● **INFORMATION PROVIDED**
################
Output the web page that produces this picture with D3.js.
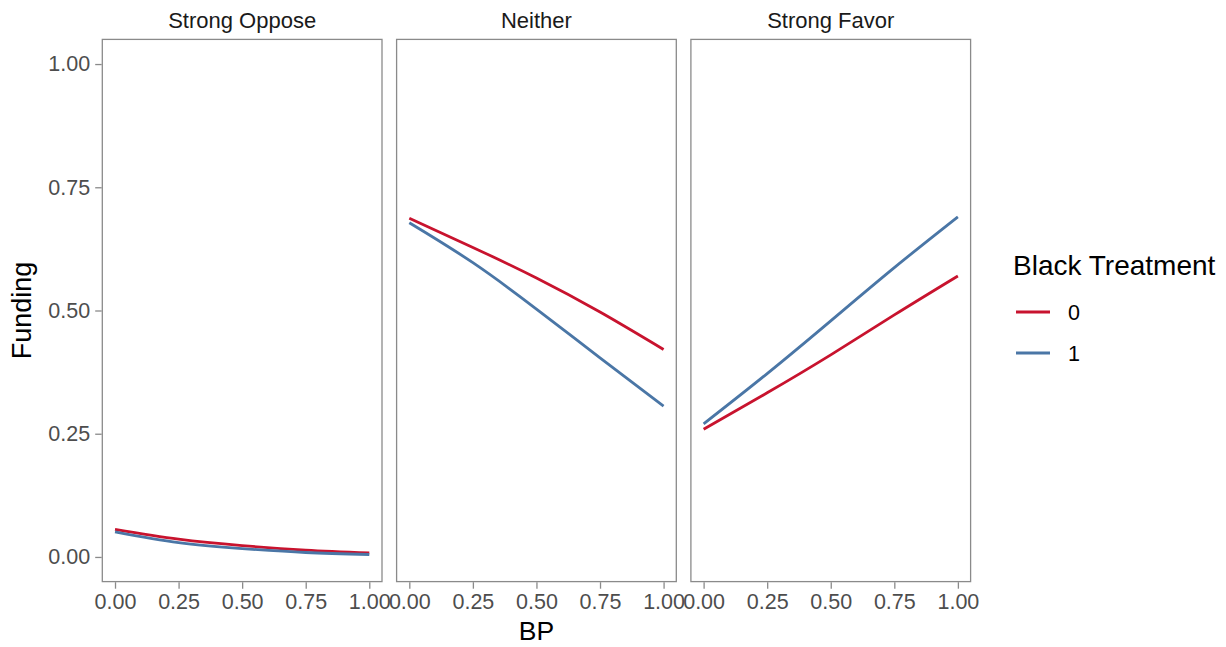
<!DOCTYPE html>
<html>
<head>
<meta charset="utf-8">
<script src="https://cdn.jsdelivr.net/npm/d3@7"></script>
<style>
  html, body { margin: 0; padding: 0; background: #ffffff; }
  svg { display: block; font-family: "Liberation Sans", Arial, Helvetica, sans-serif; }
</style>
</head>
<body>
<svg id="chart" width="1226" height="647"></svg>
<script>
// Predicted funding by BP, faceted by policy attitude
const facets = ["Strong Oppose", "Neither", "Strong Favor"];
const groups = ["0", "1"];
const bpValues = [0, 0.25, 0.5, 0.75, 1];

// Fitted funding for Black Treatment = 0 / 1 at each BP value
const opposeT0 = [0.056, 0.036, 0.023, 0.014, 0.008];
const opposeT1 = [0.051, 0.029, 0.017, 0.009, 0.005];
const neitherT0 = [0.687, 0.628, 0.566, 0.497, 0.421];
const neitherT1 = [0.678, 0.597, 0.503, 0.404, 0.306];
const favorT0 = [0.259, 0.333, 0.410, 0.491, 0.570];
const favorT1 = [0.270, 0.372, 0.479, 0.587, 0.690];

const xTicks = [0, 0.25, 0.5, 0.75, 1];
const yTicks = [0, 0.25, 0.5, 0.75, 1];

const seriesByFacet = {
  "Strong Oppose": { "0": opposeT0, "1": opposeT1 },
  "Neither": { "0": neitherT0, "1": neitherT1 },
  "Strong Favor": { "0": favorT0, "1": favorT1 }
};

const color = d3.scaleOrdinal().domain(groups).range(["#C8132E", "#4A76A6"]);

const svg = d3.select("#chart");

// Panel geometry
const panelLeft = 102.3, panelWidth = 279.7, panelGap = 14.6;
const panelTop = 39.4, panelBottom = 581.6;
const fmt = d3.format(".2f");

const y = d3.scaleLinear().domain([-0.05, 1.05]).range([panelBottom, panelTop]);

const line = (xs) => d3.line()
  .x((d, i) => xs(bpValues[i]))
  .y(d => y(d))
  .curve(d3.curveNatural);

facets.forEach((facet, k) => {
  const x0 = panelLeft + k * (panelWidth + panelGap);
  const x = d3.scaleLinear().domain([-0.05, 1.05]).range([x0, x0 + panelWidth]);
  const g = svg.append("g");

  // strip label
  g.append("text")
    .attr("x", x0 + panelWidth / 2)
    .attr("y", 28)
    .attr("text-anchor", "middle")
    .attr("font-size", 22)
    .attr("fill", "#1a1a1a")
    .text(facet);

  // lines
  groups.forEach(grp => {
    g.append("path")
      .datum(seriesByFacet[facet][grp])
      .attr("fill", "none")
      .attr("stroke", color(grp))
      .attr("stroke-width", 2.8)
      .attr("stroke-linecap", "butt")
      .attr("d", line(x));
  });

  // panel border
  g.append("rect")
    .attr("x", x0).attr("y", panelTop)
    .attr("width", panelWidth).attr("height", panelBottom - panelTop)
    .attr("fill", "none")
    .attr("stroke", "#8a8a8a")
    .attr("stroke-width", 1.3);

  // x axis
  const xAxis = g.append("g")
    .attr("transform", `translate(0,${panelBottom + 0.6})`)
    .call(d3.axisBottom(x).tickValues(xTicks).tickFormat(fmt).tickSize(6.5).tickPadding(5));
  xAxis.select(".domain").remove();
  xAxis.selectAll("line").attr("stroke", "#8a8a8a").attr("stroke-width", 1.3);
  xAxis.selectAll("text").attr("font-size", 21.5).attr("fill", "#4d4d4d")
    .attr("font-family", "Liberation Sans, Arial, sans-serif");

  // y axis on first panel only
  if (k === 0) {
    const yAxis = g.append("g")
      .attr("transform", `translate(${x0 - 0.6},0)`)
      .call(d3.axisLeft(y).tickValues(yTicks).tickFormat(fmt).tickSize(6.5).tickPadding(5));
    yAxis.select(".domain").remove();
    yAxis.selectAll("line").attr("stroke", "#8a8a8a").attr("stroke-width", 1.3);
    yAxis.selectAll("text").attr("font-size", 21.5).attr("fill", "#4d4d4d")
      .attr("font-family", "Liberation Sans, Arial, sans-serif");
  }
});

// axis titles
const plotRight = panelLeft + 3 * panelWidth + 2 * panelGap;
svg.append("text")
  .attr("x", (panelLeft + plotRight) / 2)
  .attr("y", 640)
  .attr("text-anchor", "middle")
  .attr("font-size", 26.5)
  .attr("fill", "#000")
  .text("BP");

svg.append("text")
  .attr("transform", `translate(31,${y(0.5)}) rotate(-90)`)
  .attr("text-anchor", "middle")
  .attr("font-size", 27)
  .attr("fill", "#000")
  .text("Funding");

// legend
const legend = svg.append("g").attr("transform", "translate(1013,0)");
legend.append("text")
  .attr("x", 0).attr("y", 275)
  .attr("font-size", 28)
  .attr("fill", "#000")
  .text("Black Treatment");

const keyY = d3.scalePoint().domain(groups).range([312, 353]);
groups.forEach(grp => {
  legend.append("line")
    .attr("x1", 3).attr("x2", 37)
    .attr("y1", keyY(grp)).attr("y2", keyY(grp))
    .attr("stroke", color(grp))
    .attr("stroke-width", 2.8);
  legend.append("text")
    .attr("x", 55).attr("y", keyY(grp))
    .attr("dy", "0.35em")
    .attr("font-size", 21.5)
    .attr("fill", "#000")
    .text(grp);
});
</script>
</body>
</html>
################
● **REQUIREMENT**
Make an exact copy of the listing above. Do not include the pictures.

● **SOLVED PROBLEM**
Output the web page that produces this picture with D3.js.
<!DOCTYPE html>
<html>
<head>
<meta charset="utf-8">
<script src="https://cdn.jsdelivr.net/npm/d3@7"></script>
<style>
  html, body { margin: 0; padding: 0; background: #ffffff; }
  svg { display: block; font-family: "Liberation Sans", Arial, Helvetica, sans-serif; }
</style>
</head>
<body>
<svg id="chart" width="1226" height="647"></svg>
<script>
// Predicted funding by BP, faceted by policy attitude
const facets = ["Strong Oppose", "Neither", "Strong Favor"];
const groups = ["0", "1"];
const bpValues = [0, 0.25, 0.5, 0.75, 1];

// Fitted funding for Black Treatment = 0 / 1 at each BP value
const opposeT0 = [0.056, 0.036, 0.023, 0.014, 0.008];
const opposeT1 = [0.051, 0.029, 0.017, 0.009, 0.005];
const neitherT0 = [0.687, 0.628, 0.566, 0.497, 0.421];
const neitherT1 = [0.678, 0.597, 0.503, 0.404, 0.306];
const favorT0 = [0.259, 0.333, 0.410, 0.491, 0.570];
const favorT1 = [0.270, 0.372, 0.479, 0.587, 0.690];

const xTicks = [0, 0.25, 0.5, 0.75, 1];
const yTicks = [0, 0.25, 0.5, 0.75, 1];

const seriesByFacet = {
  "Strong Oppose": { "0": opposeT0, "1": opposeT1 },
  "Neither": { "0": neitherT0, "1": neitherT1 },
  "Strong Favor": { "0": favorT0, "1": favorT1 }
};

const color = d3.scaleOrdinal().domain(groups).range(["#C8132E", "#4A76A6"]);

const svg = d3.select("#chart");

// Panel geometry
const panelLeft = 102.3, panelWidth = 279.7, panelGap = 14.6;
const panelTop = 39.4, panelBottom = 581.6;
const fmt = d3.format(".2f");

const y = d3.scaleLinear().domain([-0.05, 1.05]).range([panelBottom, panelTop]);

const line = (xs) => d3.line()
  .x((d, i) => xs(bpValues[i]))
  .y(d => y(d))
  .curve(d3.curveNatural);

facets.forEach((facet, k) => {
  const x0 = panelLeft + k * (panelWidth + panelGap);
  const x = d3.scaleLinear().domain([-0.05, 1.05]).range([x0, x0 + panelWidth]);
  const g = svg.append("g");

  // strip label
  g.append("text")
    .attr("x", x0 + panelWidth / 2)
    .attr("y", 28)
    .attr("text-anchor", "middle")
    .attr("font-size", 22)
    .attr("fill", "#1a1a1a")
    .text(facet);

  // lines
  groups.forEach(grp => {
    g.append("path")
      .datum(seriesByFacet[facet][grp])
      .attr("fill", "none")
      .attr("stroke", color(grp))
      .attr("stroke-width", 2.8)
      .attr("stroke-linecap", "butt")
      .attr("d", line(x));
  });

  // panel border
  g.append("rect")
    .attr("x", x0).attr("y", panelTop)
    .attr("width", panelWidth).attr("height", panelBottom - panelTop)
    .attr("fill", "none")
    .attr("stroke", "#8a8a8a")
    .attr("stroke-width", 1.3);

  // x axis
  const xAxis = g.append("g")
    .attr("transform", `translate(0,${panelBottom + 0.6})`)
    .call(d3.axisBottom(x).tickValues(xTicks).tickFormat(fmt).tickSize(6.5).tickPadding(5));
  xAxis.select(".domain").remove();
  xAxis.selectAll("line").attr("stroke", "#8a8a8a").attr("stroke-width", 1.3);
  xAxis.selectAll("text").attr("font-size", 21.5).attr("fill", "#4d4d4d")
    .attr("font-family", "Liberation Sans, Arial, sans-serif");

  // y axis on first panel only
  if (k === 0) {
    const yAxis = g.append("g")
      .attr("transform", `translate(${x0 - 0.6},0)`)
      .call(d3.axisLeft(y).tickValues(yTicks).tickFormat(fmt).tickSize(6.5).tickPadding(5));
    yAxis.select(".domain").remove();
    yAxis.selectAll("line").attr("stroke", "#8a8a8a").attr("stroke-width", 1.3);
    yAxis.selectAll("text").attr("font-size", 21.5).attr("fill", "#4d4d4d")
      .attr("font-family", "Liberation Sans, Arial, sans-serif");
  }
});

// axis titles
const plotRight = panelLeft + 3 * panelWidth + 2 * panelGap;
svg.append("text")
  .attr("x", (panelLeft + plotRight) / 2)
  .attr("y", 640)
  .attr("text-anchor", "middle")
  .attr("font-size", 26.5)
  .attr("fill", "#000")
  .text("BP");

svg.append("text")
  .attr("transform", `translate(31,${y(0.5)}) rotate(-90)`)
  .attr("text-anchor", "middle")
  .attr("font-size", 27)
  .attr("fill", "#000")
  .text("Funding");

// legend
const legend = svg.append("g").attr("transform", "translate(1013,0)");
legend.append("text")
  .attr("x", 0).attr("y", 275)
  .attr("font-size", 28)
  .attr("fill", "#000")
  .text("Black Treatment");

const keyY = d3.scalePoint().domain(groups).range([312, 353]);
groups.forEach(grp => {
  legend.append("line")
    .attr("x1", 3).attr("x2", 37)
    .attr("y1", keyY(grp)).attr("y2", keyY(grp))
    .attr("stroke", color(grp))
    .attr("stroke-width", 2.8);
  legend.append("text")
    .attr("x", 55).attr("y", keyY(grp))
    .attr("dy", "0.35em")
    .attr("font-size", 21.5)
    .attr("fill", "#000")
    .text(grp);
});
</script>
</body>
</html>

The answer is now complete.